3.lamininに関する結果(1)免疫組織化学的染色(ヌードマウス背部腫瘍)

 lamininは細胞膜、細胞質および血管基底膜に強く染色された。

(2)laminin receptorの発現

 flow-cytometryによる検討の結果、laminin receptorに関しては正常細胞、形質転換細胞ともその発現は同程度認められた。

(3)接着能に関する検討

 lamininに対する正常細胞の接着率は高いのに対し、形質転換細胞の接着率は低く、両者に有意差がみられた。高濃度のlaminin(10g/ml以上)では正常細胞でも接着率の低下が認められた(図1)。

図1 細胞外基質(fibronectin,laminin)に対する各細胞の接着能
(4)細胞内のlaminin含有量

 fibronectinとは逆に、ras導入形質転換細胞は正常細胞に比べ、lamininを多く合成しており、特に形質転換細胞膜のlaminin含有が強く認められた。

(5)細胞からのlaminin分泌量

 正常細胞、形質転換細胞ともlamininの分泌量はfibronectinに比し低い値であったが、fibronectinと異なり形質転換細胞は正常細胞より多くのlamininを分泌していた(表1)。

表1 各細胞によって分泌される細胞外基質量
【考察】

 接着因子、特にintegrinの発現低化が転移能に関係していることは既に報告されているが、細胞外基質との相互作用についての詳細な検討はなされていない。接着分子が機能するためには、細胞上での接着分子の発現の強度のみでなく、細胞外基質との相互作用という機能面での検討が不可欠である。本研究の結果から、ras導入形質転換細胞の接着機能は正常細胞と比較し、低下していることが判明した。しかし、この形質転換細胞の接着能の低下はlamininについてのみ言えることであり、fibronectinについては通常の濃度の細胞外基質下では両細胞間に差は認められなかった。又、細胞が分泌する細胞外基質の検討では形質転換細胞のlaminin分泌が強く認められたのに対し、正常細胞では低分泌という結果であった。ここでいう細胞外基質の通常濃度とは、confluentになった状態で細胞から分泌される基質の濃度であり、本研究で実際に計測されたものである。これらの結果から推測される癌細胞の転移の初期段階、すなわち、癌細胞の原発巣からの離脱の機序は、癌細胞自身が細胞外基質のひとつであるlamininを多量に分泌し、自己の周囲環境を変化させることにより接着能の低下を招来し、細胞離脱に好ましい状況をつくりだしているという過程が考えられる。本研究と同様に正常細胞と形質転換細胞を用いて接着能の検討を行った研究がいくつか報告されているが、いずれも細胞の接着能の検討のみで、本研究で示された如く細胞内の基質含有状況および基質分泌量の計測検討はなされていない。

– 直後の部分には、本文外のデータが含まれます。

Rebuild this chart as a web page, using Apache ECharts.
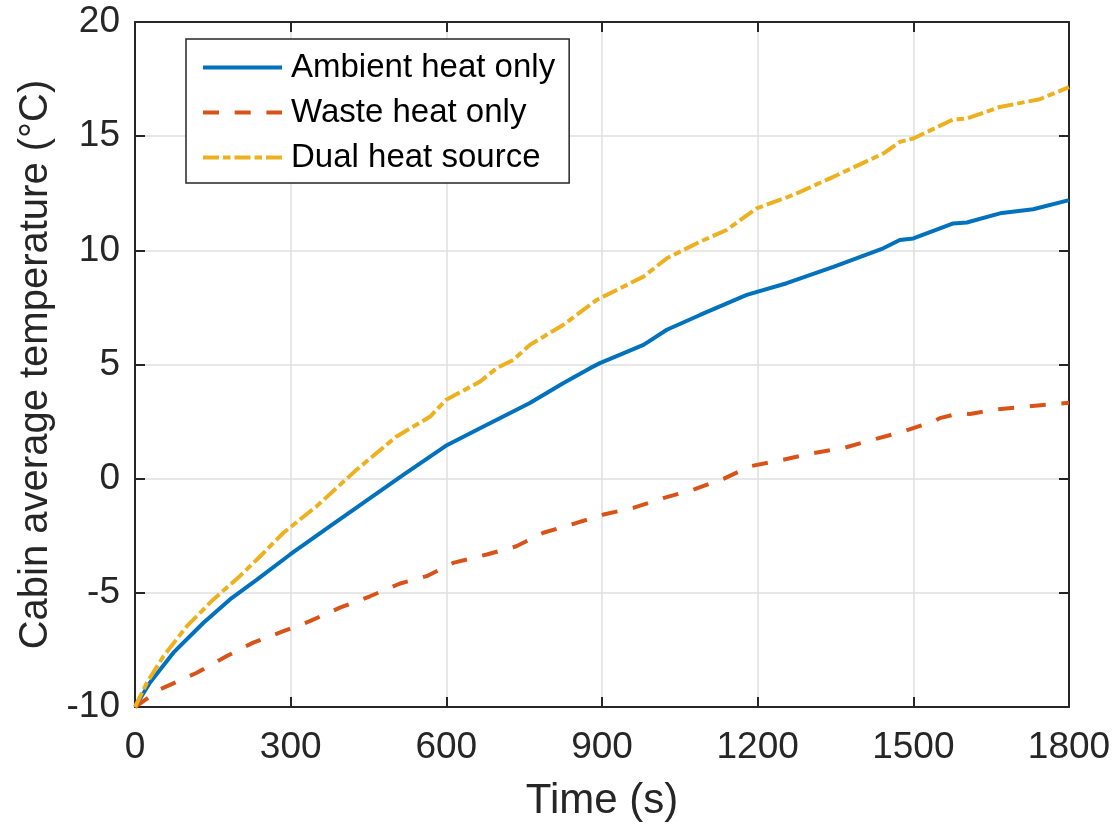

 癌細胞と細胞外基質との相互作用に影響を与えると考えられる重要な因子のひとつにサイトカインが挙げられる。本研究ではこれまでの報告で細胞接着と比較的関係が深いとされているサイトカインについて検討を加えた。これまでの報告では、細胞をサイトカインで処理すると細胞上の接着分子の発現が変化するとされているが、サイトカインによる接着機能の変化については報告がなされていない。本研究において得られた結果は、サイトカインが癌細胞の接着能を低下させるというもので、前述の癌細胞の原発巣からの離脱過程において、サイトカインは促進的に作用していると考えられる。生体内に癌が発生した場合、癌細胞はなんらかの抗原変化を呈示する可能性が高く、これによって、局所的にサイトカインの分泌増加がもたらされると考えられる。しかも癌細胞自身が多量のサイトカインを分泌する場合があり、これが癌細胞の原発巣からの離脱に促進的に作用し、転移を成立させる一因となっていると考えられる。

【まとめ】

 1.ras遺伝子導入形質転換細胞(癌細胞)は正常細胞と比較し、細胞外基質であるlamininを多く含み、また分泌能も高い状態であった。

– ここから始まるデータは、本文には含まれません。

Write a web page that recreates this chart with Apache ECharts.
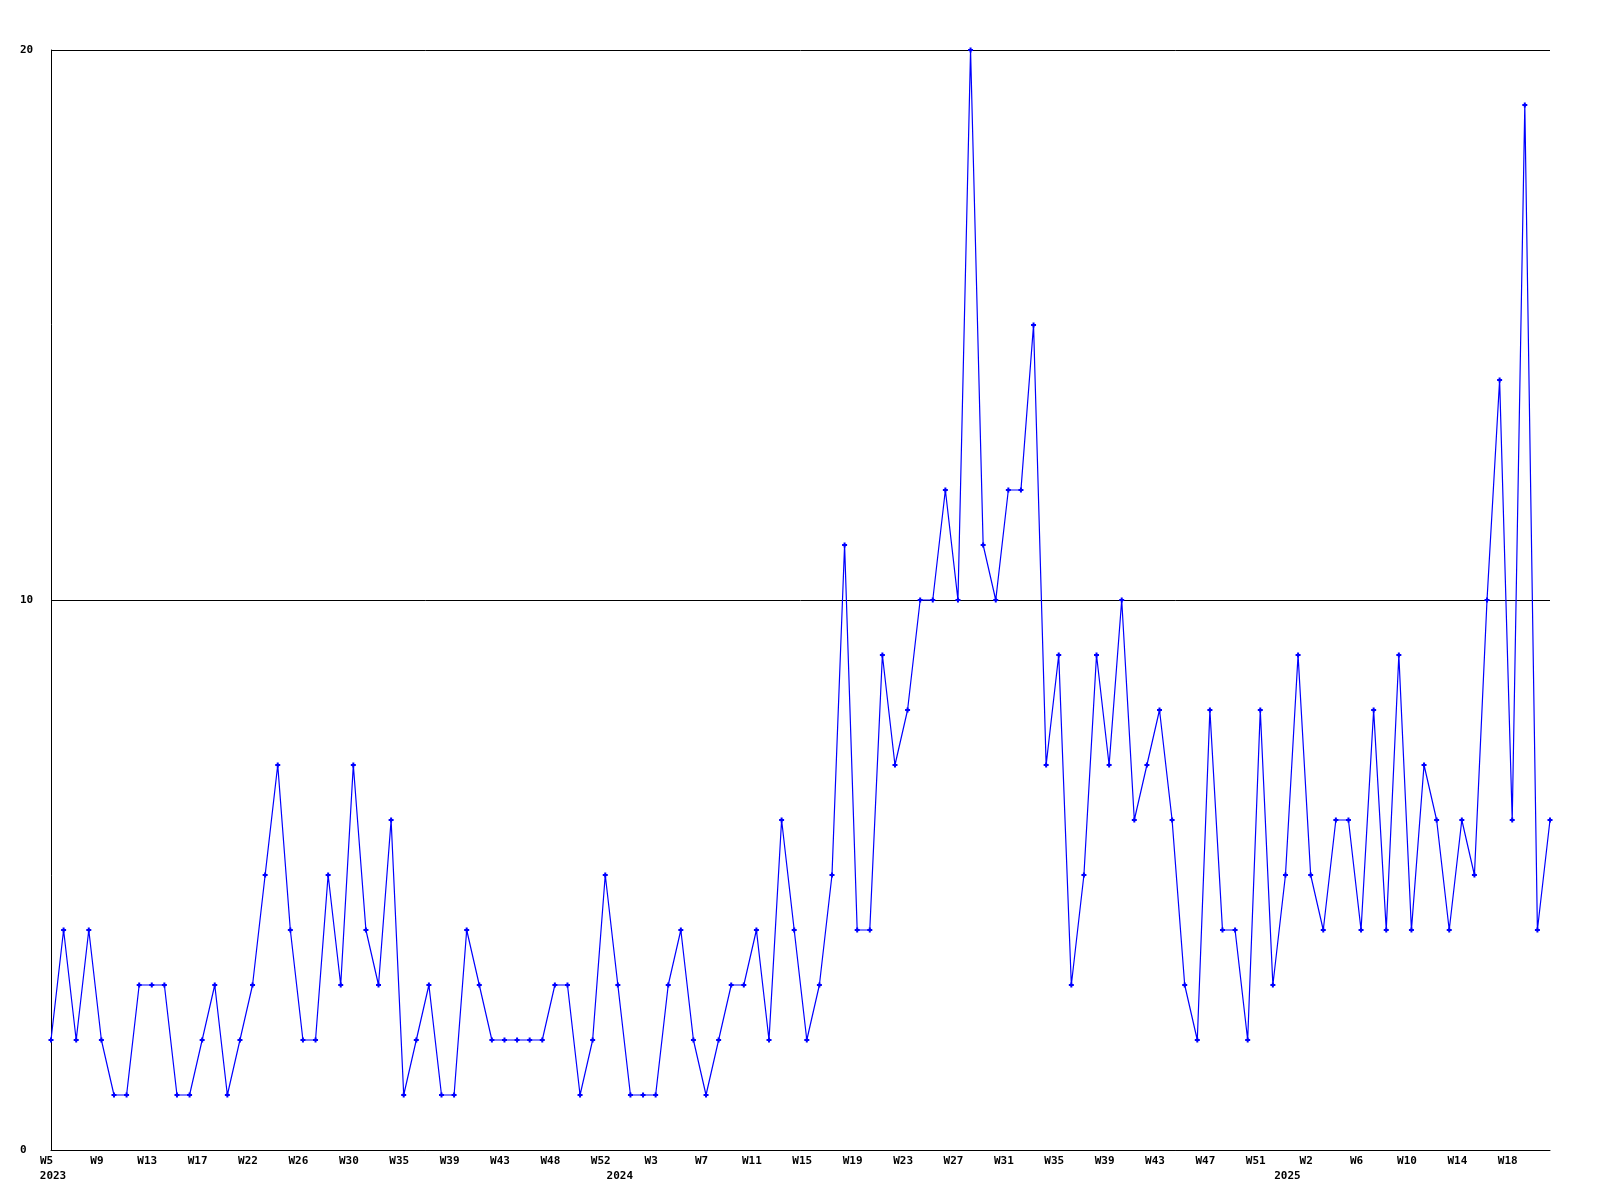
<!DOCTYPE html>
<html>
<head>
<meta charset="utf-8">
<script src="https://cdn.jsdelivr.net/npm/echarts@6/dist/echarts.min.js"></script>
<style>
html,body{margin:0;padding:0;background:#fff;}
#chart{width:1600px;height:1200px;}
</style>
</head>
<body>
<div id="chart"></div>
<script>
// Weekly values, 2023-W05 .. 2025-W20
const values = [
  2,4,2,4,2,1,1,3,3,3,1,1,2,3,1,2,3,5,7,4,
  2,2,5,3,7,4,3,6,1,2,3,1,1,4,3,2,2,2,2,2,
  3,3,1,2,5,3,1,1,1,3,4,2,1,2,3,3,4,2,6,4,
  2,3,5,11,4,4,9,7,8,10,10,12,10,20,11,10,12,12,15,7,
  9,3,5,9,7,10,6,7,8,6,3,2,8,4,4,2,8,3,5,9,
  5,4,6,6,4,8,4,9,4,7,6,4,6,5,10,14,6,19,4,6
];
// Week labels shown every 4th point
const tickLabels = ['W5','W9','W13','W17','W22','W26','W30','W35','W39','W43','W48','W52',
  'W3','W7','W11','W15','W19','W23','W27','W31','W35','W39','W43','W47','W51',
  'W2','W6','W10','W14','W18'];
// Year labels, keyed by the week category they sit under
const yearLabels = {'2023-W05':'2023','2023-W50':'2024','2024-W51':'2025'};
const yTicks = [0, 10, 20];

// week categories
const weekYears = [[2023,5,52],[2024,1,52],[2025,1,20]];
const categories = [];
weekYears.forEach(([y,a,b]) => { for (let w=a; w<=b; w++) categories.push(y + '-W' + String(w).padStart(2,'0')); });

const font = {fontFamily:'DejaVu Sans Mono', fontWeight:'bold', fontSize:11, color:'#000'};

const chart = echarts.init(document.getElementById('chart'), null, {renderer:'canvas'});
chart.setOption({
  animation:false,
  backgroundColor:'#fff',
  grid:{left:51, right:50, top:50, bottom:50, containLabel:false},
  xAxis:[{
    type:'category', data:categories, boundaryGap:false,
    axisLine:{show:true, lineStyle:{color:'#000', width:1}},
    axisTick:{show:false},
    splitLine:{show:false},
    axisLabel:Object.assign({interval:3, margin:6, padding:[0,9,0,0],
      formatter:(v,i)=> tickLabels[Math.round(i/4)] || ''}, font)
  },{
    type:'category', data:categories, boundaryGap:false, position:'bottom',
    axisLine:{show:false}, axisTick:{show:false}, splitLine:{show:false},
    axisLabel:Object.assign({interval:0, margin:21, padding:[0,0,0,4],
      formatter:(v)=> yearLabels[v] || ''}, font)
  }],
  yAxis:{
    type:'value', min:yTicks[0], max:yTicks[yTicks.length-1], interval:10,
    axisLine:{show:true, lineStyle:{color:'#000', width:1}},
    axisTick:{show:false},
    splitLine:{show:true, lineStyle:{color:'#000', width:1}},
    axisLabel:Object.assign({align:'left', margin:31}, font)
  },
  series:[{
    type:'line', data:values, xAxisIndex:0,
    symbol:'path://M1.5,0H3.5V1.5H5V3.5H3.5V5H1.5V3.5H0V1.5H1.5Z', symbolSize:5, showSymbol:true,
    lineStyle:{color:'#0000ff', width:1.2},
    itemStyle:{color:'#0000ff', borderWidth:0}
  }]
});
</script>
</body>
</html>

 2.癌細胞のlamininに対する接着能は正常細胞と比較し、低率であった。

 3.サイトカイン刺激による細胞接着能の変化は癌細胞で強くみられ、特にEGF刺激による癌細胞の接着能の低下が著明であった。

 4.以上の結果から、癌細胞は接着能を低下させるlamininを分泌することによって好転移状態を自ら作り出している可能性が示唆された。

審査要旨

 本研究は癌の転移機構の早期段階における接着因子と細胞外基質の関係を明らかにするため、スイス・マウス胎児由来線維芽細胞株およびras遺伝子の導入により形質転換させた細胞株の系を用いた検討であり、下記の結果を得ている。

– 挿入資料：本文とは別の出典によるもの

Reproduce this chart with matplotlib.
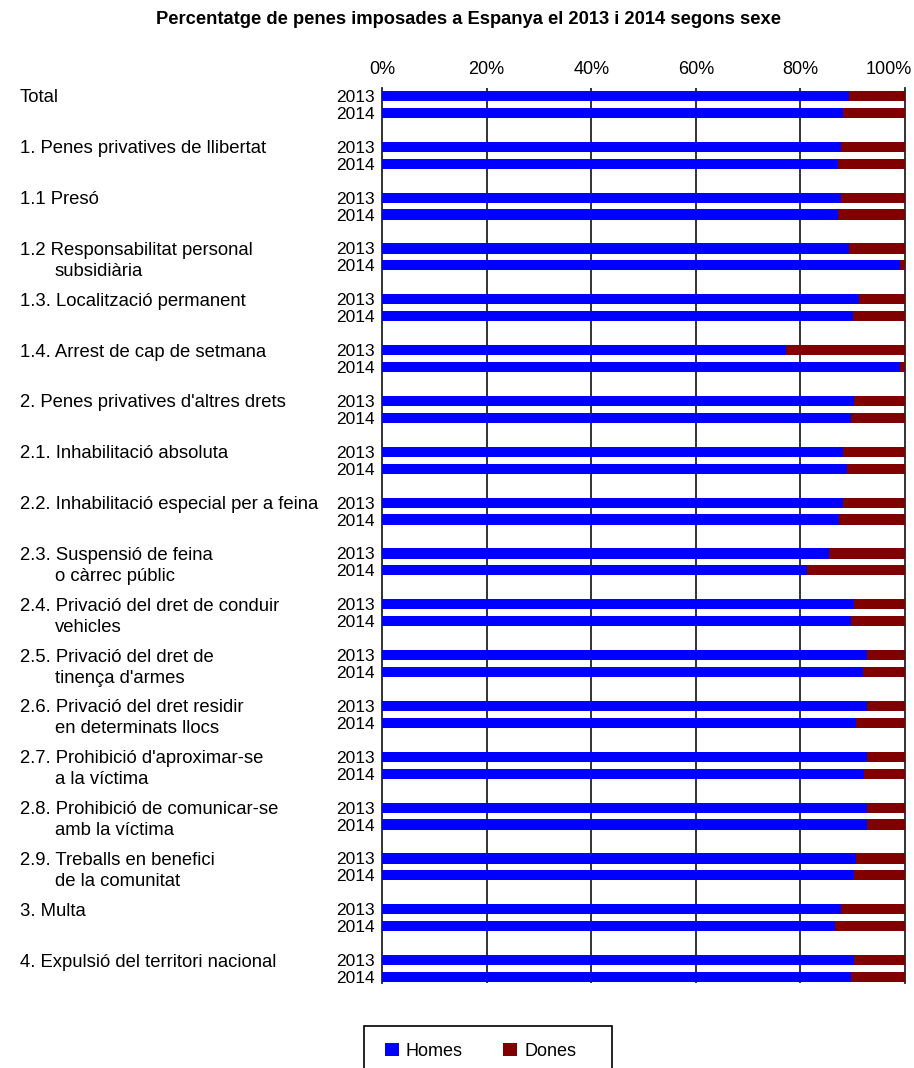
import matplotlib
matplotlib.use("Agg")
import matplotlib.pyplot as plt
from matplotlib.patches import Patch, Rectangle
from matplotlib.transforms import ScaledTranslation

plt.rcParams['font.family'] = ['Liberation Sans', 'DejaVu Sans']

# categories (two-line labels use \n)
categories = [
    "Total",
    "1. Penes privatives de llibertat",
    "1.1 Presó",
    "1.2 Responsabilitat personal\nsubsidiària",
    "1.3. Localització permanent",
    "1.4. Arrest de cap de setmana",
    "2. Penes privatives d'altres drets",
    "2.1. Inhabilitació absoluta",
    "2.2. Inhabilitació especial per a feina",
    "2.3. Suspensió de feina\no càrrec públic",
    "2.4. Privació del dret de conduir\nvehicles",
    "2.5. Privació del dret de\ntinença d'armes",
    "2.6. Privació del dret residir\nen determinats llocs",
    "2.7. Prohibició d'aproximar-se\na la víctima",
    "2.8. Prohibició de comunicar-se\namb la víctima",
    "2.9. Treballs en benefici\nde la comunitat",
    "3. Multa",
    "4. Expulsió del territori nacional",
]
years = ["2013", "2014"]

# % homes per category
homes_2013 = [89.3, 87.7, 87.7, 89.3, 91.3, 77.2, 90.2, 88.2, 88.2, 85.5,
              90.2, 92.7, 92.7, 92.7, 92.7, 90.6, 87.7, 90.2]
homes_2014 = [88.2, 87.1, 87.1, 99.1, 90.0, 99.1, 89.6, 88.9, 87.3, 81.2,
              89.6, 91.9, 90.7, 92.2, 92.7, 90.2, 86.7, 89.6]
dones_2013 = [100 - v for v in homes_2013]
dones_2014 = [100 - v for v in homes_2014]

xticks = [0, 20, 40, 60, 80, 100]
xtick_labels = ["0%", "20%", "40%", "60%", "80%", "100%"]

blue = "#0000ff"
red = "#800000"

fig = plt.figure(figsize=(9.14, 10.68), dpi=100)
W, H = 914, 1068
ax = fig.add_axes([382 / W, 1 - 983 / H, (905 - 382) / W, (983 - 88) / H])

n = len(categories)
y13 = [3 * i for i in range(n)]
y14 = [3 * i + 1 for i in range(n)]
bh = 0.6

ax.barh(y13, homes_2013, height=bh, color=blue, zorder=3)
ax.barh(y13, dones_2013, left=homes_2013, height=bh, color=red, zorder=3)
ax.barh(y14, homes_2014, height=bh, color=blue, zorder=3)
ax.barh(y14, dones_2014, left=homes_2014, height=bh, color=red, zorder=3)

ax.set_xlim(0, 100)
ax.set_ylim(3 * (n - 1) + 1.35, -0.47)

# vertical gridlines
for xv in xticks[1:-1]:
    ax.axvline(xv, color="#222222", lw=1.3, zorder=1)

ax.xaxis.tick_top()
ax.set_xticks(xticks)
ax.set_xticklabels(xtick_labels, fontsize=13)
ax.tick_params(axis="x", length=0, pad=7)
# last label pulled in so it stays inside the picture
last = ax.get_xticklabels()[-1]
last.set_horizontalalignment("right")
last.set_transform(last.get_transform() + ScaledTranslation(7 / 100, 0, fig.dpi_scale_trans))

yt = []
ytl = []
for a, b in zip(y13, y14):
    yt += [a, b]
    ytl += years
ax.set_yticks(yt)
ax.set_yticklabels(ytl, fontsize=12.5)
ax.tick_params(axis="y", length=0, pad=5)

for s in ["top", "bottom"]:
    ax.spines[s].set_visible(False)
for s in ["left", "right"]:
    ax.spines[s].set_color("#222222")
    ax.spines[s].set_linewidth(1.3)

# category labels on the left
tr = ax.get_yaxis_transform()
x1 = (20 - 382) / 523
x2 = (55 - 382) / 523
for i, lab in enumerate(categories):
    parts = lab.split("\n")
    ax.text(x1, y13[i] + 0.12, parts[0], transform=tr, fontsize=13.3,
            ha="left", va="center", clip_on=False)
    if len(parts) > 1:
        ax.text(x2, y13[i] + 1.35, parts[1], transform=tr, fontsize=13.3,
                ha="left", va="center", clip_on=False)

fig.text(469 / W, 1 - 20 / H,
         "Percentatge de penes imposades a Espanya el 2013 i 2014 segons sexe",
         ha="center", va="center", fontsize=13.2, fontweight="bold")

# legend box runs off the bottom edge
fig.patches.append(Rectangle((364 / W, -0.05), (612 - 364) / W, 0.05 + 1 - 1026 / H,
                             transform=fig.transFigure, fill=False,
                             edgecolor="black", lw=1.2))
handles = [Patch(facecolor=blue, label="Homes"), Patch(facecolor=red, label="Dones")]
leg = fig.legend(handles=handles, loc="center left", bbox_to_anchor=(385 / W, 1 - 1051 / H),
                 ncol=2, fontsize=13, frameon=False, borderpad=0, borderaxespad=0,
                 handlelength=0.75, handleheight=0.75, handletextpad=0.4,
                 columnspacing=2.25)

fig.savefig("out.png", dpi=100)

 1.ras遺伝子導入形質転換細胞は正常細胞と比較し、細胞外基質であるラミニンを多く含み、また分泌能も高い状態であったことを免疫組織化学的、western blotting、およびELISA法で証明している。

 2.in vitroでの接着の実験では、ras遺伝子導入形質転換細胞のラミニンに対する接着能は正常細胞と比較し、低率であった。

 3.また、ELISA法ではras遺伝子導入形質転換細胞はフィブロネクチンを正常細胞と同様分泌していたが、免疫組織学的およびwestern blottingでは細胞が含んでいるフィブロネクチンは正常細胞よりも少ない傾向が認められた。

 4.ras遺伝子導入形質転換細胞の通常濃度のフィブロネクチンに対する接着能は正常細胞と同様であった。

 5.サイトカイン刺激による細胞接着能の変化はras遺伝子導入形質転換細胞で強く認められ、特にEpidermal growth factor(EGF)刺激による形質転換細胞の接着能の低下が著明であった。

 以上、本論文では、ras遺伝子導入形質転換細胞は接着能を低下させるラミニンを分泌することによって好転移状態を自ら作り出していることを明らかにした。本研究は癌転移機構の解明に重要な貢献をなすと考えられ、学位の授与に値するものと考えられる。